Streaks, making things whole and letting things go

In recent years – and certainly since I got sober at the start of 2019 – I’ve been in the habit of daily streaks. I started a 4thewords (writing RPG) streak in December 2018, a daily run streak in January 2020 and a Duolingo streak in June 2022. Longest of all, though, has been my daily streak on this blog. I’ve published at least one blog post every day since I started the blog on 1st January 2018.

Streaks are a really good motivational tool for keeping up a habit, and are usually rewarded on systems such as 4thewords and Duolingo (both of which do have mechanisms for repairing a streak if you forget or need a break). Part of the reason I’m attracted to them is because I’ve started so many hobbies and projects over the years that have just petered out because I don’t prioritise them. If you have a streak going with something, you have to prioritise it, even if it’s just for a few minutes a day.

Recently, though, I’ve had so many of these things ongoing that they’ve started to become a bit overwhelming and I’ve felt like they’ve been taking up a significant chunk of my time. However, I’ve been really loath to let any of them go, and I’ve recognised in the last couple of months that this is connected to my hoarding and addiction issues. I’ve made really good progress with the hoarding this year, and so I’ve been trying to apply that experience to help me let go of a few of my streaks.
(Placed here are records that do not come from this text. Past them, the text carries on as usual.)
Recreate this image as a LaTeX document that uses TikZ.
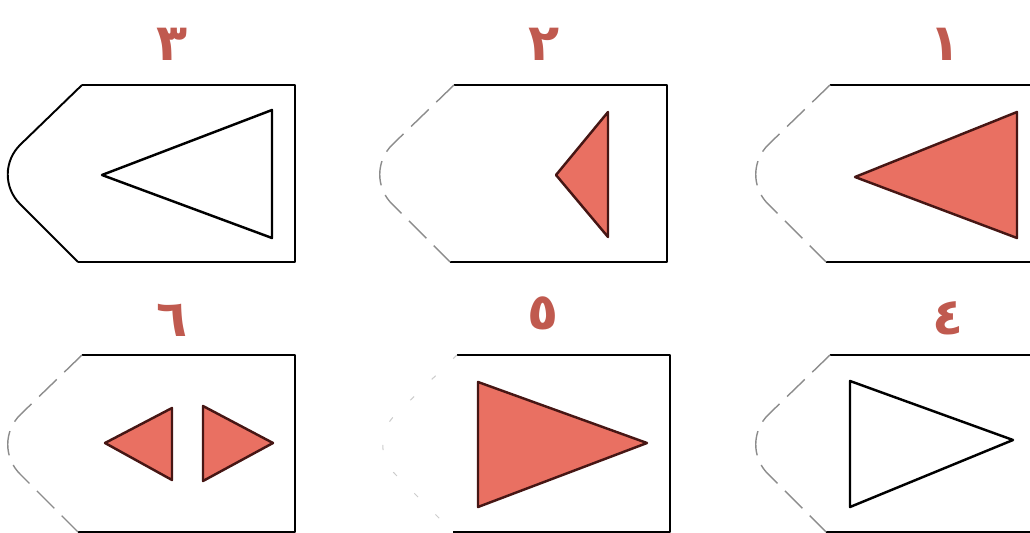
\documentclass[tikz,border=0pt]{standalone}
\usepackage{fontspec}
\usepackage{tikz}
\usetikzlibrary{calc}
\newfontfamily\arabicfont[Script=Arabic]{DejaVu Sans}
\TeXXeTstate=1
\definecolor{salmon}{RGB}{233,112,98}
\definecolor{inkred}{RGB}{70,22,20}

% tag outline: #1 right edge x, #2 top y, #3 style of the nose
\newcommand{\tagbox}[3]{%
  \draw[tagline] (#1-213,#2) -- (#1,#2) -- (#1,#2+177) -- (#1-217,#2+177);
  \draw[#3,rounded corners=0.85cm] (#1-213,#2) -- (#1-305,#2+89) -- (#1-217,#2+177);
}

\begin{document}
\begin{tikzpicture}[
  x=0.02cm, y=-0.02cm,
  tagline/.style={draw=black,line width=1.1pt,line join=round},
  nosefull/.style={draw=black,line width=1.1pt},
  nosefaint/.style={draw=black!45,line width=0.8pt,dash pattern=on 14pt off 6pt},
  nosegone/.style={draw=black!20,line width=0.6pt,dash pattern=on 3pt off 14pt},
  tri/.style={draw=black,line width=1.4pt,line join=round,fill=white},
  trired/.style={draw=inkred,line width=1.4pt,line join=round,fill=salmon},
  num/.style={text=salmon!75!inkred,font=\arabicfont\bfseries\fontsize{29}{33}\selectfont,
              inner sep=0pt}
]
\clip (0,0) rectangle (1030,533);

%% ── top row ───────────────────────────────────────────────────────────────
\node[num] (lbl3) at (172,44)  {\beginR ٣\endR};
\node[num] (lbl2) at (544,44)  {\beginR ٢\endR};
\node[num] (lbl1) at (945,44)  {\beginR ١\endR};

\tagbox{295}{85}{nosefull}
\tagbox{667}{85}{nosefaint}
\tagbox{1043}{85}{nosefaint}

\draw[tri]    (102,175) -- (272,110) -- (272,238) -- cycle;
\draw[trired] (556,175) -- (608,112) -- (608,237) -- cycle;
\draw[trired] (855,177) -- (1017,112) -- (1017,238) -- cycle;

%% ── bottom row ────────────────────────────────────────────────────────────
\node[num] (lbl6) at (172,320) {\beginR ٦\endR};
\node[num] (lbl5) at (543,313) {\beginR ٥\endR};
\node[num] (lbl4) at (948,318) {\beginR ٤\endR};

\tagbox{295}{355}{nosefaint}
\tagbox{670}{355}{nosegone}
\tagbox{1043}{355}{nosefaint}

\draw[trired] (105,443) -- (172,408) -- (172,480) -- cycle;
\draw[trired] (203,406) -- (273,443) -- (203,481) -- cycle;
\draw[trired] (478,382) -- (647,443) -- (478,507) -- cycle;
\draw[tri]    (850,381) -- (1013,440) -- (850,507) -- cycle;
\end{tikzpicture}
\end{document}
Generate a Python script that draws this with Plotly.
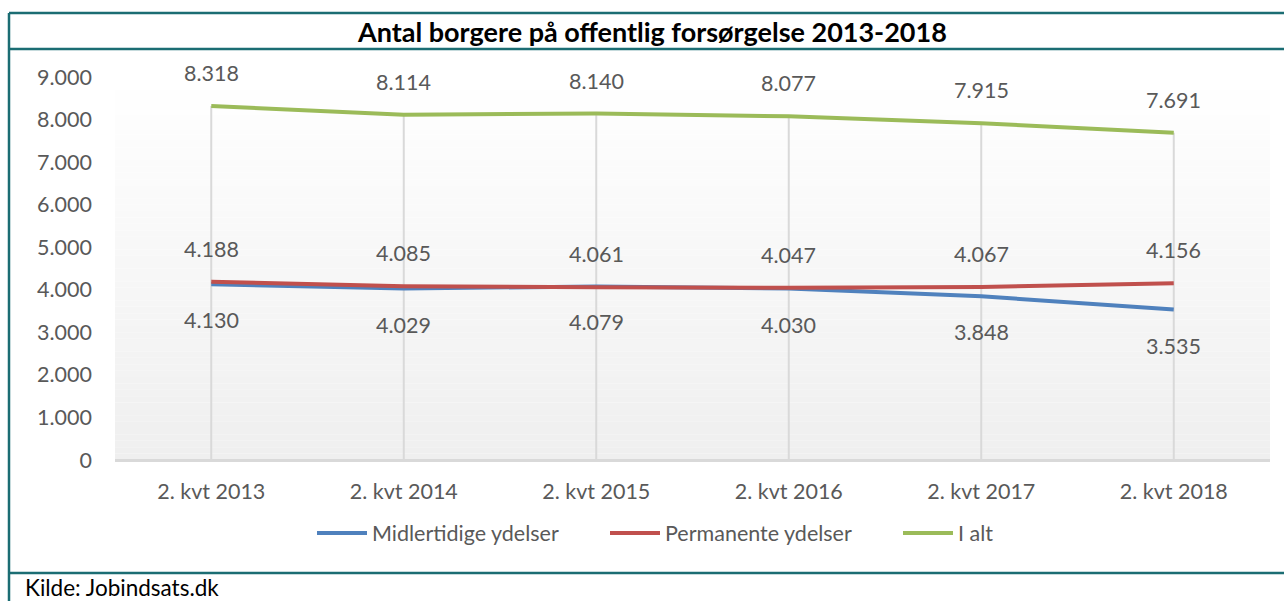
import plotly.graph_objects as go

categories = ["2. kvt 2013", "2. kvt 2014", "2. kvt 2015", "2. kvt 2016", "2. kvt 2017", "2. kvt 2018"]
midlertidige = [4130, 4029, 4079, 4030, 3848, 3535]
permanente = [4188, 4085, 4061, 4047, 4067, 4156]
i_alt = [8318, 8114, 8140, 8077, 7915, 7691]
y_ticks = [0, 1000, 2000, 3000, 4000, 5000, 6000, 7000, 8000, 9000]

W, H = 1284, 601
L, R, T, B = 115, 1270, 77, 460

def px(x):
    return (x - L) / (R - L)

def py(y):
    return (B - y) / (B - T)

FONT = "Lato, Calibri, Carlito, sans-serif"
GRAY = "#595959"
TEAL = "#1b6d73"
FS = 21.5

series = [
    ("Midlertidige ydelser", midlertidige, "#4f81bd", -36),
    ("Permanente ydelser", permanente, "#c0504d", 33),
    ("I alt", i_alt, "#9bbb59", 33),
]

fig = go.Figure()

# vertical gridlines from baseline up to the total line
gx, gy = [], []
for c, v in zip(categories, i_alt):
    gx += [c, c, None]
    gy += [0, v, None]
fig.add_trace(go.Scatter(
    x=gx, y=gy, mode="lines", line=dict(color="#d9d9d9", width=2),
    showlegend=False, hoverinfo="skip",
))

annotations = []
for name, vals, col, shift in series:
    fig.add_trace(go.Scatter(
        x=categories, y=vals, name=name, mode="lines",
        line=dict(color=col, width=4), hoverinfo="skip",
    ))
    for c, v in zip(categories, vals):
        annotations.append(dict(
            x=c, y=v, xref="x", yref="y", text=f"{v:,}".replace(",", "."),
            showarrow=False, yshift=shift, font=dict(family=FONT, size=FS, color=GRAY),
        ))

# Title
annotations.append(dict(
    x=px(652), y=py(31), xref="paper", yref="paper",
    text="<b>Antal borgere på offentlig forsørgelse 2013-2018</b>",
    showarrow=False, font=dict(family=FONT, size=27, color="#000000"),
    xanchor="center", yanchor="middle",
))
# Source
annotations.append(dict(
    x=px(23), y=py(587), xref="paper", yref="paper",
    text="Kilde: Jobindsats.dk", showarrow=False,
    font=dict(family=FONT, size=22.5, color="#000000"),
    xanchor="left", yanchor="middle",
))

shapes = []
# gradient background of plot area
n = 60
for i in range(n):
    t = i / (n - 1)
    g = int(round(255 - (255 - 239) * t))
    shapes.append(dict(
        type="rect", xref="x domain", yref="y domain",
        x0=0, x1=1, y0=1 - (i + 1) / n, y1=1 - i / n,
        fillcolor=f"rgb({g},{g},{g})", line=dict(width=0), layer="below",
    ))

# border lines
for (x0, y0, x1, y1) in [
    (9, 13, 1284, 13),
    (9, 49, 1284, 49),
    (9, 573, 1284, 573),
    (9, 13, 9, 601),
]:
    shapes.append(dict(
        type="line", xref="paper", yref="paper",
        x0=px(x0), y0=py(y0), x1=px(x1), y1=py(y1),
        line=dict(color=TEAL, width=2.5),
    ))

fig.update_layout(
    width=W, height=H,
    margin=dict(l=L, r=W - R, t=T, b=H - B, autoexpand=False),
    paper_bgcolor="white", plot_bgcolor="rgba(0,0,0,0)",
    separators=",.",
    font=dict(family=FONT, size=FS, color=GRAY),
    showlegend=True,
    legend=dict(
        orientation="h", x=px(312), y=py(533), xanchor="left", yanchor="middle",
        font=dict(family=FONT, size=FS, color=GRAY),
        entrywidth=228, entrywidthmode="pixels", itemwidth=50,
        bgcolor="rgba(0,0,0,0)",
    ),
    xaxis=dict(
        type="category", range=[-0.5, 5.5], showgrid=False,
        showline=False, ticks="", ticklabelstandoff=16,
        tickfont=dict(family=FONT, size=FS, color=GRAY), fixedrange=True,
    ),
    yaxis=dict(
        range=[0, 9000], tickvals=y_ticks, tickformat=",d", showgrid=False,
        zeroline=True, zerolinecolor="#d9d9d9", zerolinewidth=3,
        showline=False, ticks="", ticklabelstandoff=22,
        tickfont=dict(family=FONT, size=FS, color=GRAY), fixedrange=True,
    ),
    shapes=shapes,
    annotations=annotations,
)

fig.write_html("out.html", config={"displayModeBar": False},
               post_script="document.body.style.margin='0';")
I gave up the 4thewords streak a few weeks ago. It was getting to the point where I was so obsessed with logging every word I wrote that it was sometimes taking an hour or more, and since I stopped doing it I’ve realised how subconsciously entangled it was with my day (because I couldn’t write anything at all without noting it down to add to my 4tw files later on). I’ve also largely moved away from the reason I started doing it – my prose fiction writing – as most of my creative efforts go into my text adventure games now. As such, I’ve not missed it at all and my life has become a little bit easier.

I’m going to keep going with my run streak (which is huge for my mental health) and my Duolingo streak, which can take less than ten minutes on days when I’m busy. But I need to avoid adding any more daily habits to the to-do list, as they mount up so easily.

One thing I have been finding positive is the Codecademy weekly streak. You only have to do a short lesson once a week to keep the streak going, and that feels so much more manageable and less stressful (and also keeps it fun, which is important). I also don’t feel upset when I break my weekly streak by having a few weeks away from it, as it doesn’t feel addictive in the way that daily streaks do.

All of this means that I’ve been doing a lot of thinking about my blog going forward. Keeping the daily streak has meant that most of my posts are short filler entries, especially recently, and it takes me a long time to compose them as there’s often nothing I can think of to say.

As such, a few weeks ago, I decided that from the start of 2023, I would only blog when I needed and wanted to blog. I will keep going with my parkrunday and Phone Box Thursday posts, as I enjoy those, but all other posts will be spontaneous rather than an obligation. I think I will enjoy blogging much more as a result. I thought the start of 2023 would be a good time to make this change, as I was spending 2022 working towards the ‘blog every day in a calendar year’ badge over on FetchEveryone by syndicating all my blog posts from here, and so I wanted to get that finished first…

…and then this last Thursday, I forgot to syndicate my phone box post to Fetch (I ticked it off my to-do list by mistake as I was so tired) and just like that, blew all the daily progress I’d made towards the badge over the last nearly eleven months. Sigh.

So there’s no reason not to give up my blog streak now. I feel a bit uncomfortable not ‘making the streak whole’ by rounding it out to five years, but that’s an issue in itself, and I think it would be braver and better to let it go now. So tomorrow, I won’t blog. Which is absolutely terrifying, but it will make my life happier from this point on. Of that I am certain.

(There are a few more bits and pieces of streaks here and there that I could also do with letting go, largely involving daily visits to various web forums and things like that. I’ll try and work on those next year.)